In 1997, when I first moved to Vancouver, I lived in Grandview Woodlands and unless it was pouring, walked to work downtown. It was a brisk 50-minute hike through historic Strathcona, which I loved, and a challenged strip of the Downtown Eastside, which I found depressing, but never scary. I listened to the radio to brush up on the news and arrived refreshed by the blast of fresh air. All that ended when I got a dog. After I walked Sally, there wasn’t enough time for me to walk, too, so I switched to the SkyTrain.
My husband, who has always been a cycle-commuter, pointed out I could ride in about the same time. And I tried it a few times in the summer. But this was before Dunsmuir Viaduct had a separated bike lane and I found navigating rush hour on downtown streets too daunting. I always felt lucky to survive the trip in one piece.
There was also the problem of hair. After I’d spent part of my morning trying to achieve some semblance of style, jamming a bike helmet on my head knocked my efforts a step backward. So, I stuck to the train until the 2010 Olympics, when we were warned that with so many tourists in town, both transit and roadways would be jammed. I dug out my bike and started to ride.
Vancouver’s biggest cycling proselytizer, Gregor Robertson, was mayor at the time and photos of him cycling to work in a suit were changing the perception of cycling as a recreational pursuit to a viable transportation option. If he could do it, why couldn’t I? The clincher for me was the Dunsmuir bike lane, which opened two weeks after the Games. Suddenly, riding into the downtown core felt safe.
I bought gear to keep me dry even on nasty weather days; first, light waterproof pants, then shoe covers and a ridiculous-looking orange Gore-Tex helmet cover. I didn’t love riding in the rain, but got so hooked on the exercise that within a couple of years I morphed into a full-time cycle commuter. I wasn’t the only one.
The more bike lanes that were built, the busier they became.
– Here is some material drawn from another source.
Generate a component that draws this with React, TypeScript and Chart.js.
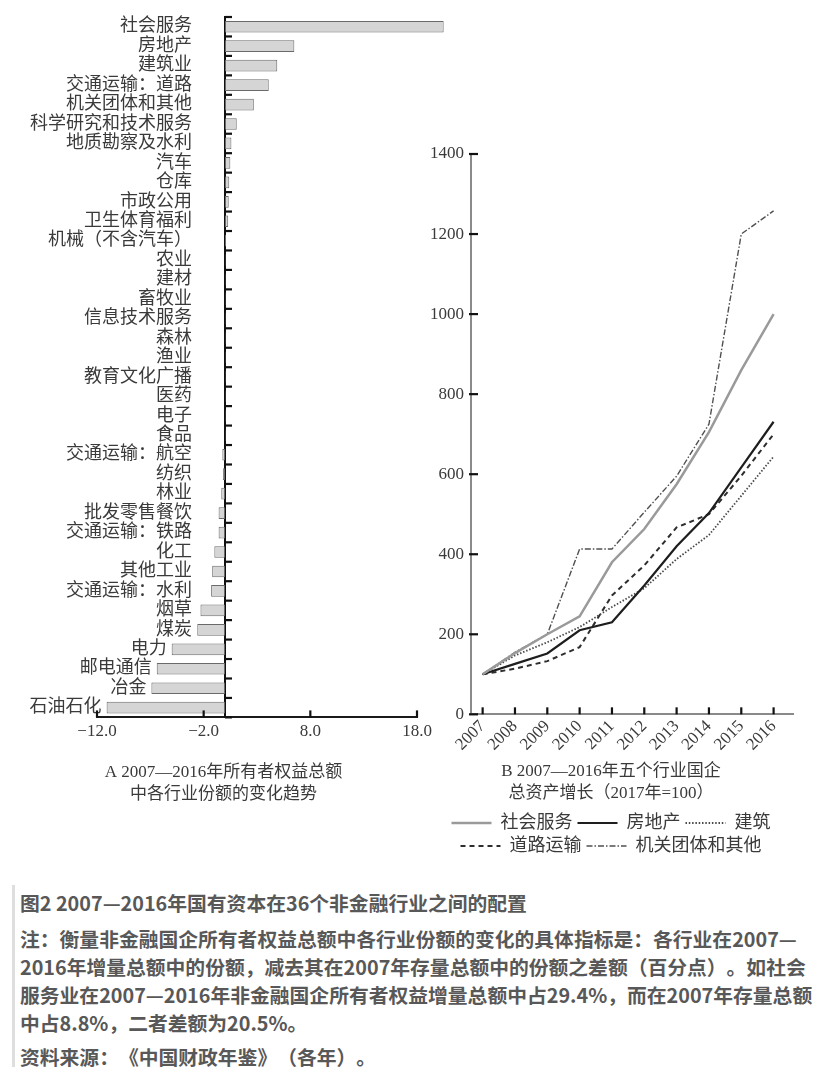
import React, { useEffect, useRef } from 'react';
import { Chart, registerables } from 'chart.js';

Chart.register(...registerables);

// ---------- Panel A data ----------
const industries = [
  '社会服务', '房地产', '建筑业', '交通运输：道路', '机关团体和其他', '科学研究和技术服务',
  '地质勘察及水利', '汽车', '仓库', '市政公用', '卫生体育福利', '机械（不含汽车）',
  '农业', '建材', '畜牧业', '信息技术服务', '森林', '渔业', '教育文化广播', '医药',
  '电子', '食品', '交通运输：航空', '纺织', '林业', '批发零售餐饮', '交通运输：铁路',
  '化工', '其他工业', '交通运输：水利', '烟草', '煤炭', '电力', '邮电通信', '冶金', '石油石化',
];
const shareChange = [
  20.5, 6.5, 4.9, 4.1, 2.7, 1.1,
  0.6, 0.5, 0.4, 0.35, 0.3, 0.1,
  0.05, 0.05, 0.05, 0.05, 0.05, 0.05, 0.05, 0.05,
  0.05, 0.05, -0.25, -0.2, -0.35, -0.6, -0.6,
  -1.0, -1.2, -1.3, -2.3, -2.6, -5.0, -6.4, -6.9, -11.1,
];
const xMinA = -12;
const xMaxA = 18;
const xStepA = 10;
const titleA = ['A 2007—2016年所有者权益总额', '中各行业份额的变化趋势'];

// ---------- Panel B data ----------
const years = ['2007', '2008', '2009', '2010', '2011', '2012', '2013', '2014', '2015', '2016'];
const socialService = [100, 153, 200, 245, 380, 463, 575, 705, 860, 1000];
const realEstate = [100, 126, 152, 210, 230, 322, 420, 503, 617, 731];
const construction = [100, 147, 180, 218, 268, 315, 388, 448, 546, 644];
const roadTransport = [100, 114, 133, 168, 297, 372, 467, 500, 596, 700];
const govOrgs = [100, 155, 200, 413, 413, 505, 595, 725, 1200, 1258];
const seriesNames = ['社会服务', '房地产', '建筑', '道路运输', '机关团体和其他'];
const yMaxB = 1400;
const yStepB = 200;
const titleB = ['B 2007—2016年五个行业国企', '总资产增长（2017年=100）'];

// ---------- caption ----------
const captionTitle = '图2 2007—2016年国有资本在36个非金融行业之间的配置';
const captionNote = [
  '注：衡量非金融国企所有者权益总额中各行业份额的变化的具体指标是：各行业在2007—',
  '2016年增量总额中的份额，减去其在2007年存量总额中的份额之差额（百分点）。如社会',
  '服务业在2007—2016年非金融国企所有者权益增量总额中占29.4%，而在2007年存量总额',
  '中占8.8%，二者差额为20.5%。',
];
const captionSource = '资料来源：《中国财政年鉴》（各年）。';

const FONT_FAMILY = '"Liberation Serif", "Noto Sans CJK SC", serif';
const TEXT_COLOR = '#3a3a3a';

const inwardTicks = {
  id: 'inwardTicks',
  afterDraw(chart: any, _args: any, opts: any) {
    const { ctx, chartArea } = chart;
    const xs = chart.scales.x;
    const ys = chart.scales.y;
    ctx.save();
    ctx.strokeStyle = '#111';
    ctx.lineWidth = 2.2;
    const len = (opts && opts.len) || 7;
    xs.ticks.forEach((_t: any, i: number) => {
      const px = xs.getPixelForTick(i);
      ctx.beginPath();
      ctx.moveTo(px, chartArea.bottom);
      ctx.lineTo(px, chartArea.bottom - len);
      ctx.stroke();
    });
    if (opts && opts.categoryY) {
      const x0 = xs.getPixelForValue(0);
      const n = chart.data.labels.length;
      for (let i = 0; i <= n; i++) {
        const py = ys.getPixelForValue(i - 0.5);
        ctx.beginPath();
        ctx.moveTo(x0, py);
        ctx.lineTo(x0 + len, py);
        ctx.stroke();
      }
    } else {
      ys.ticks.forEach((_t: any, i: number) => {
        const py = ys.getPixelForTick(i);
        ctx.beginPath();
        ctx.moveTo(chartArea.left - 2, py);
        ctx.lineTo(chartArea.left + len, py);
        ctx.stroke();
      });
    }
    ctx.restore();
  },
};

const barLabels = {
  id: 'barLabels',
  afterDatasetsDraw(chart: any) {
    const { ctx } = chart;
    const meta = chart.getDatasetMeta(0);
    const zero = chart.scales.x.getPixelForValue(0);
    ctx.save();
    ctx.font = `18px ${FONT_FAMILY}`;
    ctx.fillStyle = TEXT_COLOR;
    ctx.textAlign = 'right';
    ctx.textBaseline = 'middle';
    meta.data.forEach((bar: any, i: number) => {
      const { x, base, y } = bar.getProps(['x', 'base', 'y'], true);
      const left = Math.min(x, base);
      const tx = Math.min(zero - 33, left - 5);
      ctx.fillText(chart.data.labels[i], tx, y);
    });
    ctx.restore();
  },
};

function PanelA() {
  const ref = useRef<HTMLCanvasElement>(null);
  useEffect(() => {
    const chart = new Chart(ref.current!, {
      type: 'bar',
      data: {
        labels: industries,
        datasets: [
          {
            data: shareChange,
            backgroundColor: '#d5d5d5',
            borderColor: '#6a6a6a',
            borderWidth: 1,
            borderSkipped: false,
            barPercentage: 0.6,
            categoryPercentage: 1,
            clip: false,
          } as any,
        ],
      },
      options: {
        indexAxis: 'y',
        animation: false,
        responsive: false,
        devicePixelRatio: 1,
        layout: { padding: { left: 30, right: 33, top: 17, bottom: 0 } },
        scales: {
          x: {
            type: 'linear',
            min: xMinA,
            max: xMaxA,
            ticks: {
              stepSize: xStepA,
              padding: 4,
              color: TEXT_COLOR,
              font: { family: FONT_FAMILY, size: 17 },
              callback: (v: any) => (v < 0 ? '−' : '') + Math.abs(Number(v)).toFixed(1),
            },
            grid: { display: false, drawTicks: false },
            border: { display: true, color: '#1a1a1a', width: 2 },
          },
          y: {
            type: 'category',
            position: { x: 0 } as any,
            ticks: { display: false },
            grid: { display: false, drawTicks: false },
            border: { display: true, color: '#111', width: 2 },
          },
          // empty spacer that reserves room for the category labels on the left
          labelSpace: {
            type: 'linear',
            position: 'left',
            display: true,
            ticks: { display: false },
            grid: { display: false, drawTicks: false },
            border: { display: false },
            afterFit: (s: any) => {
              s.width = 67;
            },
          } as any,
        },
        plugins: {
          legend: { display: false },
          tooltip: { enabled: false },
          title: {
            display: true,
            position: 'bottom',
            text: titleA,
            color: TEXT_COLOR,
            font: { family: FONT_FAMILY, size: 17, weight: 'normal', lineHeight: 1.3 },
            padding: { top: 16, bottom: 0 },
          },
          inwardTicks: { categoryY: true, len: 7 },
        } as any,
      },
      plugins: [inwardTicks, barLabels],
    });
    return () => chart.destroy();
  }, []);
  return (
    <canvas
      ref={ref}
      width={450}
      height={806}
      style={{ position: 'absolute', left: 0, top: 0, width: 450, height: 806 }}
    />
  );
}

function PanelB() {
  const ref = useRef<HTMLCanvasElement>(null);
  useEffect(() => {
    const mk = (label: string, data: number[], color: string, width: number, dash: number[]) => ({
      label,
      data: data.map((v, i) => ({ x: Number(years[i]), y: v })),
      borderColor: color,
      backgroundColor: color,
      borderWidth: width,
      borderDash: dash,
      pointRadius: 0,
      tension: 0,
      fill: false,
    });
    const chart = new Chart(ref.current!, {
      type: 'line',
      data: {
        datasets: [
          mk(seriesNames[0], socialService, '#9a9a9a', 2.5, []),
          mk(seriesNames[1], realEstate, '#1e1e1e', 2.2, []),
          mk(seriesNames[2], construction, '#4a4a4a', 1.8, [1.5, 1.8]),
          mk(seriesNames[3], roadTransport, '#2e2e2e', 2, [5, 4]),
          mk(seriesNames[4], govOrgs, '#505050', 1.4, [6, 2, 1.5, 2]),
        ] as any,
      },
      options: {
        animation: false,
        responsive: false,
        devicePixelRatio: 1,
        layout: { padding: { left: 29, right: 2, top: 24, bottom: 0 } },
        scales: {
          x: {
            type: 'linear',
            min: Number(years[0]) - 0.36,
            max: Number(years[years.length - 1]) + 0.6,
            afterBuildTicks: (scale: any) => {
              scale.ticks = years.map((y) => ({ value: Number(y) }));
            },
            ticks: {
              minRotation: 45,
              maxRotation: 45,
              padding: 2,
              color: TEXT_COLOR,
              font: { family: FONT_FAMILY, size: 17 },
              callback: (v: any) => String(v),
            },
            grid: { display: false, drawTicks: false },
            border: { display: true, color: '#8a8a8a', width: 2 },
          },
          y: {
            min: 0,
            max: yMaxB,
            afterFit: (s: any) => {
              s.width = 42;
            },
            ticks: {
              stepSize: yStepB,
              padding: 7,
              color: TEXT_COLOR,
              font: { family: FONT_FAMILY, size: 17 },
              callback: (v: any) => String(v),
            },
            grid: { display: false, drawTicks: false },
            border: { display: true, color: '#8a8a8a', width: 2 },
          },
        },
        plugins: {
          tooltip: { enabled: false },
          title: {
            display: true,
            position: 'bottom',
            weight: 500,
            text: titleB,
            color: TEXT_COLOR,
            font: { family: FONT_FAMILY, size: 17, weight: 'normal', lineHeight: 1.3 },
            padding: { top: 4, bottom: 4 },
          } as any,
          legend: {
            display: true,
            position: 'bottom',
            labels: {
              usePointStyle: true,
              pointStyle: 'line',
              pointStyleWidth: 40,
              boxHeight: 10,
              padding: 5,
              color: TEXT_COLOR,
              font: { family: FONT_FAMILY, size: 18 },
              generateLabels: (chart: any) => {
                const base = (Chart.defaults.plugins.legend.labels as any).generateLabels(chart);
                return base.map((item: any) => {
                  const ds = chart.data.datasets[item.datasetIndex];
                  return {
                    ...item,
                    lineWidth: ds.borderWidth,
                    lineDash: ds.borderDash,
                    strokeStyle: ds.borderColor,
                    fillStyle: ds.borderColor,
                  };
                });
              },
            },
          },
          inwardTicks: { categoryY: false, len: 7 },
        } as any,
      },
      plugins: [inwardTicks],
    });
    return () => chart.destroy();
  }, []);
  return (
    <canvas
      ref={ref}
      width={395}
      height={735}
      style={{ position: 'absolute', left: 400, top: 130, width: 395, height: 735 }}
    />
  );
}

function Caption() {
  const line: React.CSSProperties = { height: 28, lineHeight: '28px', whiteSpace: 'nowrap' };
  return (
    <div
      style={{
        position: 'absolute',
        left: 12,
        top: 885,
        width: 820,
        paddingTop: 4,
        paddingLeft: 5,
        borderLeft: '3px solid #dedede',
        fontFamily: '"Noto Sans CJK SC", sans-serif',
        fontWeight: 700,
        fontSize: 19.8,
        color: '#585858',
        height: 182,
        boxSizing: 'border-box',
        ...({ textSpacingTrim: 'space-all' } as any),
      }}
    >
      <div style={line}>{captionTitle}</div>
      <div style={{ marginTop: 8 }}>
        {captionNote.map((t, i) => (
          <div key={i} style={line}>
            {t}
          </div>
        ))}
      </div>
      <div style={{ ...line, marginTop: 6 }}>{captionSource}</div>
    </div>
  );
}

export default function App() {
  return (
    <div style={{ position: 'absolute', left: 0, top: 0, width: 840, height: 1070, background: '#fff' }}>
      <PanelA />
      <PanelB />
      <Caption />
    </div>
  );
}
From 2011-16, the number of people cycling to work increased by 41 per cent. City staff reports boast more people cycle to work in Vancouver than any other major Canadian city which, considering our milder winters, should be a given. Only 7.3 per cent of people cycled to work in 2018, according to the 2018 Vancouver Panel Survey commissioned by the city. That’s a far cry from Amsterdam’s 30 per cent and less than many inner-city neighbourhoods in Toronto that, despite the city’s much harsher winters, have year-round cycling rates of between 15 per cent and 25 per cent.
More encouraging are Vancouver’s statistics, which add up the number of trips made by walking, cycling and transit. For the first time, the combined total surpassed 50 per cent, the 2018 survey results show. Part of this was increased transit ridership, which in 2018 rose everywhere in Metro Vancouver. But of the three sustainable modes, walking remained the most popular; 28.5 per cent of trips were made on foot.
Vancouver has set an ambitious target of having two-thirds of all trips in the city take place by foot, transit or bike by 2040. To meet the target, it will require the number of motor vehicle trips staying pretty much constant and as the city becomes larger, more people choosing sustainable transportation options.
This will require intelligent land-use planning to situate major destinations and density near transit corridors and infrastructure improvements to serve cyclists and pedestrians. It will also take transit that isn’t overcrowded, which means big spends such as the train to University of British Columbia.
As a cyclist and pedestrian, I hope for more separated bike lanes and crossing lights to slow traffic – I’m thinking of streets such as Nanaimo, which has always been difficult to cross and where a calming strategy is finally underway.
As for the hair, there’s nothing the city can do about that. I developed a few tricks to mitigate helmet-head; but mostly I have abandoned a coiffed look for something messier, and the great feeling that comes from a workout and fresh air.